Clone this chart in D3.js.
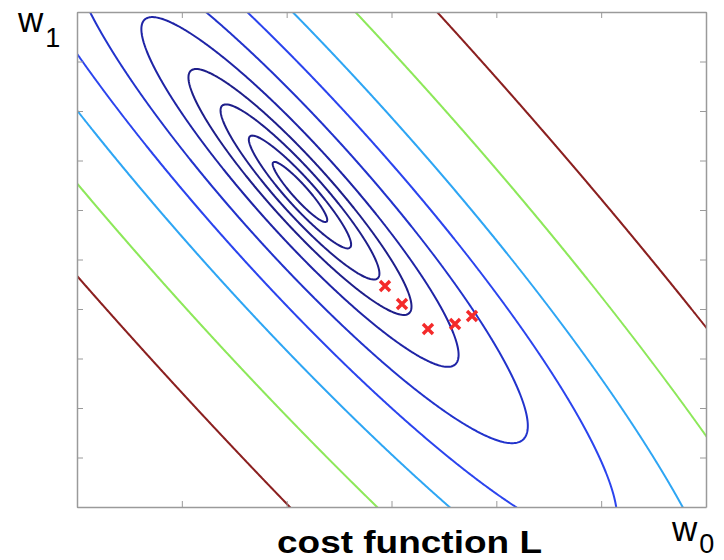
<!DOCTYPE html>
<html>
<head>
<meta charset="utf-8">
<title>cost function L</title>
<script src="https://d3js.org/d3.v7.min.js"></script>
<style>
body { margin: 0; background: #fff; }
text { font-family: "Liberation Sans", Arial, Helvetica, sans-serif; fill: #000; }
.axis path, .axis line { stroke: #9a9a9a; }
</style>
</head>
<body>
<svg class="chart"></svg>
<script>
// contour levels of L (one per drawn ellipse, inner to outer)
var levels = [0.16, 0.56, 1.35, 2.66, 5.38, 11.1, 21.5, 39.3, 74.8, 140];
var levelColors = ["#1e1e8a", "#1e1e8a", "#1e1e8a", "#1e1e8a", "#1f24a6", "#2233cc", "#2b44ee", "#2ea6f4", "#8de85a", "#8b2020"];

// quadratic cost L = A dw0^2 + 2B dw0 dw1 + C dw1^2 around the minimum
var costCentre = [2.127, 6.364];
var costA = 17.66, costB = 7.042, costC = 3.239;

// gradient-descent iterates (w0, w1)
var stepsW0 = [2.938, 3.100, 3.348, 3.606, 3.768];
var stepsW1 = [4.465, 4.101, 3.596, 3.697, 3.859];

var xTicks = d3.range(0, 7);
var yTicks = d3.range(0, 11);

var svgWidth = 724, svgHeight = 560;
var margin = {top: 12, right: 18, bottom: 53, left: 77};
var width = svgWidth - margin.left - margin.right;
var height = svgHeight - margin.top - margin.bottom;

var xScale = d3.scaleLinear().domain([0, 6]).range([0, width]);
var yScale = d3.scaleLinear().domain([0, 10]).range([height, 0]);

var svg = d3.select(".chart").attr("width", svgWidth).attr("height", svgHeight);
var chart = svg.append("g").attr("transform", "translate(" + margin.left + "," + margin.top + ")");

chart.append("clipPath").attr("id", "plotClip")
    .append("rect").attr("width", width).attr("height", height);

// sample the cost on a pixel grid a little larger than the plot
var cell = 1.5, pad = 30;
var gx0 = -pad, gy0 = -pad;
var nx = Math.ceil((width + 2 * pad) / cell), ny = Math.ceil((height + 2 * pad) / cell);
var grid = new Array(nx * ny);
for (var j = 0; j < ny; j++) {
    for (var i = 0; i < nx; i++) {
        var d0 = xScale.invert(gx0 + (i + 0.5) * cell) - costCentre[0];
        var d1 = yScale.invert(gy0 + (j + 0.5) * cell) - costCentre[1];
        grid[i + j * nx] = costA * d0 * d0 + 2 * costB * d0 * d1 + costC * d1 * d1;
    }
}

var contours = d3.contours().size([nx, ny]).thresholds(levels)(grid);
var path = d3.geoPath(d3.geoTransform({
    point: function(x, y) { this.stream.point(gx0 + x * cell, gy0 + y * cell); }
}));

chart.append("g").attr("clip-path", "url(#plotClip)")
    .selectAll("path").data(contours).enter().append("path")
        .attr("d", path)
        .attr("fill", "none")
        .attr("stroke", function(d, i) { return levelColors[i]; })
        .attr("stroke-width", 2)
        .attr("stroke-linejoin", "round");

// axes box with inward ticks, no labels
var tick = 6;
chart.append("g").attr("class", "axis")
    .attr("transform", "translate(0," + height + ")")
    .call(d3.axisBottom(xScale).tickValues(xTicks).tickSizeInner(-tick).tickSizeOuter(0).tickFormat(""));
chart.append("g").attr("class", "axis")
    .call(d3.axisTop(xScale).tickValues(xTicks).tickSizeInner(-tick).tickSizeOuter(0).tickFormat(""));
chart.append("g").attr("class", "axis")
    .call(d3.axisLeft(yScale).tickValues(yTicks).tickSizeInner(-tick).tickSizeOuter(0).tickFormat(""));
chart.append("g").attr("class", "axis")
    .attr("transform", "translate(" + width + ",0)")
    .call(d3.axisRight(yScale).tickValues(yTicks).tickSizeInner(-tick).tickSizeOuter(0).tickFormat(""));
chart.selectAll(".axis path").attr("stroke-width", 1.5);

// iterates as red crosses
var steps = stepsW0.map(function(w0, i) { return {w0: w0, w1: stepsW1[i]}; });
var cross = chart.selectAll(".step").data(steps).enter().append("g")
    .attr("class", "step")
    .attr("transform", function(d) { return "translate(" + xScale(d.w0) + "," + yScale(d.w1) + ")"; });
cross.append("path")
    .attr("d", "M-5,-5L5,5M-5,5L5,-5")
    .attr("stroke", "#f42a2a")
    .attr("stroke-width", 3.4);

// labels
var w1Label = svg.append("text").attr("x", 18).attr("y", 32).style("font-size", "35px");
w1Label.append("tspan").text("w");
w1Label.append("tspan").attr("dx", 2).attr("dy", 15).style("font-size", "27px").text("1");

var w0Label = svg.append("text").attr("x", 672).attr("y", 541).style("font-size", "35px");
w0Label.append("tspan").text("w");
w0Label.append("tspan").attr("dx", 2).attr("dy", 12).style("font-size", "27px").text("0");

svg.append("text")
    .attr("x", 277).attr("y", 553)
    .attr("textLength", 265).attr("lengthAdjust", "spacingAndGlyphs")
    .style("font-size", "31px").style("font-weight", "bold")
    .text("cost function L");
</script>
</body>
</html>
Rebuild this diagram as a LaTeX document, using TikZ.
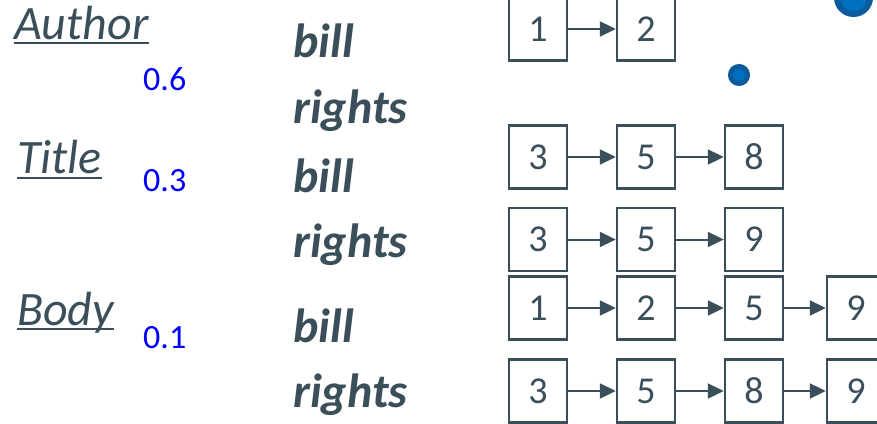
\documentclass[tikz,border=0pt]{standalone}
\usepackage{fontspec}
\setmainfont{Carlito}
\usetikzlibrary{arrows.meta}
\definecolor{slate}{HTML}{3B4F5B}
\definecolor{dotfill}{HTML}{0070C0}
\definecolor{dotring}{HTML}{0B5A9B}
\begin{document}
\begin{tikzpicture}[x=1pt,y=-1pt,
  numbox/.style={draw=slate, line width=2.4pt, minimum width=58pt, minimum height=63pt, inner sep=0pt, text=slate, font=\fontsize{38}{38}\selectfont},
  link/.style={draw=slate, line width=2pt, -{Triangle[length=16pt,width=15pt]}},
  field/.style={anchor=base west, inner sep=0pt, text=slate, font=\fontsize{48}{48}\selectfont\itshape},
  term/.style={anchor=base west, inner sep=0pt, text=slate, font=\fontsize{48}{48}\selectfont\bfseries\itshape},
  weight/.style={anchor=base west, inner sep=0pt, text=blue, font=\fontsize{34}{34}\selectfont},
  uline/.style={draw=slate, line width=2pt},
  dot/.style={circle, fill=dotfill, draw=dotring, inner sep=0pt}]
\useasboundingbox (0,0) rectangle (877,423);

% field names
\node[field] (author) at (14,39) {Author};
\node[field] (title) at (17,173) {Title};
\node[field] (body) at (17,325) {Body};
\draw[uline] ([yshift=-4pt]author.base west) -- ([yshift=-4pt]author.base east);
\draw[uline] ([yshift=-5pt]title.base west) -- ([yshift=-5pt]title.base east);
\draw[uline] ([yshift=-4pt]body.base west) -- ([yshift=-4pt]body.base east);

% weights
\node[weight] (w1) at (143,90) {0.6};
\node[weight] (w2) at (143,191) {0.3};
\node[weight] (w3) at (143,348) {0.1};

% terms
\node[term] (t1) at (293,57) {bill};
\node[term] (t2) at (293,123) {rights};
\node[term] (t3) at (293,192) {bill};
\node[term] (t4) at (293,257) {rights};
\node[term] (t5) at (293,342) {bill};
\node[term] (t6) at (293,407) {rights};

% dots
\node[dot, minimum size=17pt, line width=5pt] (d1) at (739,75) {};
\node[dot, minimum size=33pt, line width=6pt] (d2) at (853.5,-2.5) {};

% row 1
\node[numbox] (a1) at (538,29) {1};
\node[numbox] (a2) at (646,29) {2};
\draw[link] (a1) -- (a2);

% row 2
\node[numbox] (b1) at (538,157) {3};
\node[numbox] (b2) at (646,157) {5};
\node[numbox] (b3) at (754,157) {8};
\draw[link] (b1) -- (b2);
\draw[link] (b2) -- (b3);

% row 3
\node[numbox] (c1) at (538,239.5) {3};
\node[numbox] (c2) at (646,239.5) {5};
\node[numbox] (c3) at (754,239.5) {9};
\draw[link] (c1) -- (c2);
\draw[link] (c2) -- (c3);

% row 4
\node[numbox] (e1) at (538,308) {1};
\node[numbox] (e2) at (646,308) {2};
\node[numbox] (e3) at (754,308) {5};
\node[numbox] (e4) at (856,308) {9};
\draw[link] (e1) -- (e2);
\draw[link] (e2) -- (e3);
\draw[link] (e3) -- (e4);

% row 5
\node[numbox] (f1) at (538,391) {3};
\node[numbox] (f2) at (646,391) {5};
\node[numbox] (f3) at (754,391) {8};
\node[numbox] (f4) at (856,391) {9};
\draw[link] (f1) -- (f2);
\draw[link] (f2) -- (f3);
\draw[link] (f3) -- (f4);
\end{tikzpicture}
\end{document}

● ● ● ●

▶ **GIVEN REQUEST**: Extract the stretch of lines that begins at the line with "Rebuild this diagram" and ends at the line with "minimum size=33pt, line", inclusive. Omit every picture.

▶ **EXERCISE SOLUTION**:
Rebuild this diagram as a LaTeX document, using TikZ.
\documentclass[tikz,border=0pt]{standalone}
\usepackage{fontspec}
\setmainfont{Carlito}
\usetikzlibrary{arrows.meta}
\definecolor{slate}{HTML}{3B4F5B}
\definecolor{dotfill}{HTML}{0070C0}
\definecolor{dotring}{HTML}{0B5A9B}
\begin{document}
\begin{tikzpicture}[x=1pt,y=-1pt,
  numbox/.style={draw=slate, line width=2.4pt, minimum width=58pt, minimum height=63pt, inner sep=0pt, text=slate, font=\fontsize{38}{38}\selectfont},
  link/.style={draw=slate, line width=2pt, -{Triangle[length=16pt,width=15pt]}},
  field/.style={anchor=base west, inner sep=0pt, text=slate, font=\fontsize{48}{48}\selectfont\itshape},
  term/.style={anchor=base west, inner sep=0pt, text=slate, font=\fontsize{48}{48}\selectfont\bfseries\itshape},
  weight/.style={anchor=base west, inner sep=0pt, text=blue, font=\fontsize{34}{34}\selectfont},
  uline/.style={draw=slate, line width=2pt},
  dot/.style={circle, fill=dotfill, draw=dotring, inner sep=0pt}]
\useasboundingbox (0,0) rectangle (877,423);

% field names
\node[field] (author) at (14,39) {Author};
\node[field] (title) at (17,173) {Title};
\node[field] (body) at (17,325) {Body};
\draw[uline] ([yshift=-4pt]author.base west) -- ([yshift=-4pt]author.base east);
\draw[uline] ([yshift=-5pt]title.base west) -- ([yshift=-5pt]title.base east);
\draw[uline] ([yshift=-4pt]body.base west) -- ([yshift=-4pt]body.base east);

% weights
\node[weight] (w1) at (143,90) {0.6};
\node[weight] (w2) at (143,191) {0.3};
\node[weight] (w3) at (143,348) {0.1};

% terms
\node[term] (t1) at (293,57) {bill};
\node[term] (t2) at (293,123) {rights};
\node[term] (t3) at (293,192) {bill};
\node[term] (t4) at (293,257) {rights};
\node[term] (t5) at (293,342) {bill};
\node[term] (t6) at (293,407) {rights};

% dots
\node[dot, minimum size=17pt, line width=5pt] (d1) at (739,75) {};
\node[dot, minimum size=33pt, line width=6pt] (d2) at (853.5,-2.5) {};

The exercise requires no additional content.